Rows from a dataset of charts and code:
— start —

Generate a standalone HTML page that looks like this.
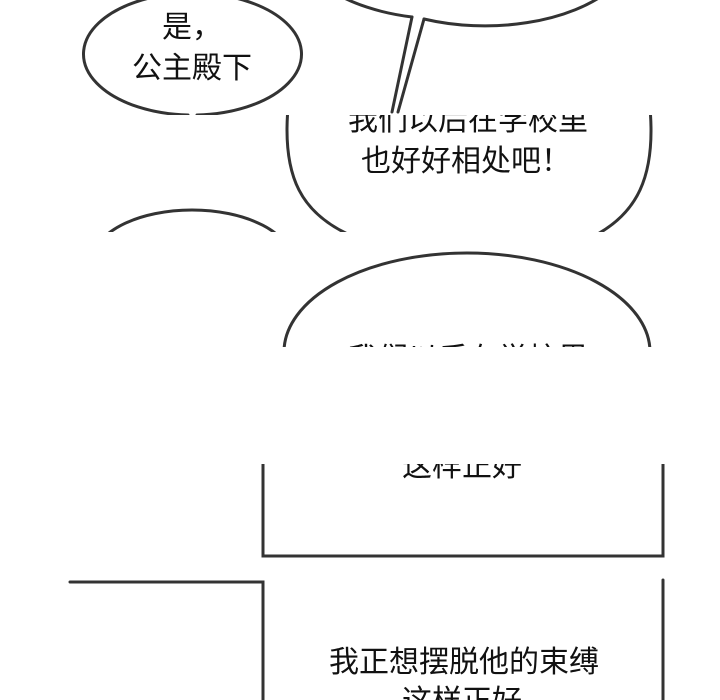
<!DOCTYPE html>
<html><head><meta charset="utf-8"><style>
html,body{margin:0;padding:0;background:#fff;width:720px;height:700px;overflow:hidden}
svg text{font-family:"Liberation Sans","Noto Sans CJK SC",sans-serif;font-size:30px;fill:#111;text-anchor:middle}
</style></head><body>
<svg width="720" height="700" viewBox="0 0 720 700" xmlns="http://www.w3.org/2000/svg">
<defs>
<clipPath id="a"><rect x="0" y="0" width="720" height="115"/></clipPath>
<clipPath id="b"><rect x="0" y="115" width="720" height="117"/></clipPath>
<clipPath id="c"><rect x="0" y="232" width="720" height="115"/></clipPath>
<clipPath id="d"><rect x="0" y="464" width="720" height="96"/></clipPath>
<clipPath id="e"><rect x="0" y="578" width="720" height="122"/></clipPath>
</defs>
<g fill="none" stroke="#333" stroke-width="3" stroke-linecap="round">
<g clip-path="url(#a)">
  <path d="M188,115 A109,61 0 1,1 197,115" fill="#fff"/>
  <path d="M412,17 A150,80 0 0,1 330,-10 M424,19 A150,80 0 0,0 610,-10"/>
  <path d="M412,17 L392,112 M424,19 L398,112"/>
</g>
<g clip-path="url(#b)">
  <path d="M288,108 C282,178 302,214 352,236"/>
  <path d="M650,108 C656,178 636,214 594,236"/>
  <ellipse cx="192" cy="262" rx="100" ry="52"/>
</g>
<g clip-path="url(#c)">
  <ellipse cx="467" cy="352" rx="183" ry="99"/>
</g>
<g clip-path="url(#d)">
  <path d="M263,440 L263,556 L663,556 L663,440"/>
</g>
<g clip-path="url(#e)">
  <path d="M70,582 L263,582 L263,710 M663,580 L663,710"/>
</g>
</g>
<g clip-path="url(#a)">
  <text x="192" y="37">是，</text>
  <text x="192" y="78">公主殿下</text>
</g>
<g clip-path="url(#b)">
  <text x="468" y="130">我们以后在学校里</text>
  <text x="466" y="171">也好好相处吧！</text>
</g>
<g clip-path="url(#c)">
  <text x="468" y="369">我们以后在学校里</text>
</g>
<g clip-path="url(#d)">
  <text x="462" y="476">这样正好</text>
</g>
<g clip-path="url(#e)">
  <text x="464" y="672">我正想摆脱他的束缚</text>
  <text x="462" y="711">这样正好</text>
</g>
</svg>
</body></html>
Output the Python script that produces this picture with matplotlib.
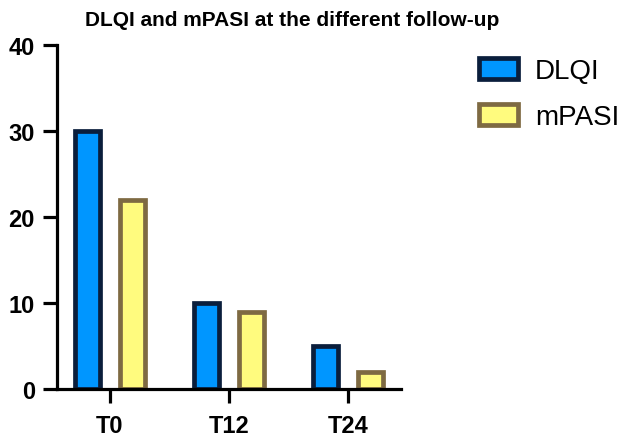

— end —

Given exercise
Count how many lines include the string "this". Nothing but the number is needed.

Written response
2